Dataset section
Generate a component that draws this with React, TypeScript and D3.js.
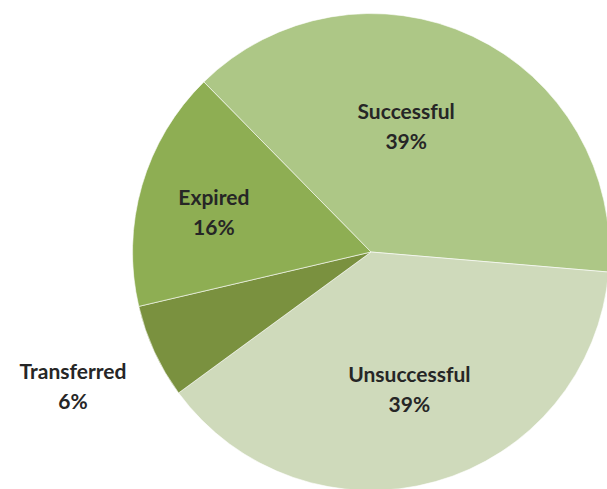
import React from "react";
import { pie, arc, PieArcDatum } from "d3";

// slice shares (percent), in clockwise order from the start angle
const categories = ["Successful", "Unsuccessful", "Transferred", "Expired"];
const shares = [38.7, 38.6, 6.4, 16.3];
const colors = ["#adc786", "#cfdabb", "#7a913f", "#8eae53"];

// label placement (fraction of radius, and angle nudge in degrees) - Excel "best fit"
const labelRadius = [0.55, 0.595, 1.37, 0.68];
const labelNudge = [-9.6, 0, 0.5, -1.9];

const width = 607;
const height = 489;
const cx = 371;
const cy = 252;
const radius = 238.5;
const startDeg = 315.5;

type Row = { name: string; value: number; color: string; i: number };

const App = () => {
  const rows: Row[] = categories.map((name, i) => ({ name, value: shares[i], color: colors[i], i }));
  const toRad = (d: number) => (d * Math.PI) / 180;

  const slices = pie<Row>()
    .value((d) => d.value)
    .sort(null)
    .startAngle(toRad(startDeg))
    .endAngle(toRad(startDeg + 360))(rows);

  const arcGen = arc<PieArcDatum<Row>>().innerRadius(0).outerRadius(radius);

  return (
    <div style={{ position: "fixed", left: 0, top: 0 }}>
      <svg width={width} height={height} style={{ display: "block", background: "#fff" }}>
        <g transform={`translate(${cx},${cy})`}>
          {slices.map((s) => (
            <path key={s.data.name} d={arcGen(s) || ""} fill={s.data.color} stroke="#ffffff" strokeWidth={0.6} />
          ))}
          {slices.map((s) => {
            const i = s.data.i;
            const mid = (s.startAngle + s.endAngle) / 2 + toRad(labelNudge[i]);
            const r = radius * labelRadius[i];
            const x = r * Math.sin(mid);
            const y = -r * Math.cos(mid);
            return (
              <text
                key={"l" + s.data.name}
                textAnchor="middle"
                fontFamily="Lato, 'Open Sans', sans-serif"
                fontWeight={700}
                fontSize={21}
                fill="#262626"
              >
                <tspan x={x} y={y - 7}>{s.data.name}</tspan>
                <tspan x={x} y={y + 23}>{Math.round(s.data.value)}%</tspan>
              </text>
            );
          })}
        </g>
      </svg>
    </div>
  );
};

export default App;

Exercise directions
Quote, exactly and only, the lines from the first line of the data above through the line containing "pie, arc, PieArcDatum". The pictures do not belong in it.

Exercise output
Generate a component that draws this with React, TypeScript and D3.js.
import React from "react";
import { pie, arc, PieArcDatum } from "d3";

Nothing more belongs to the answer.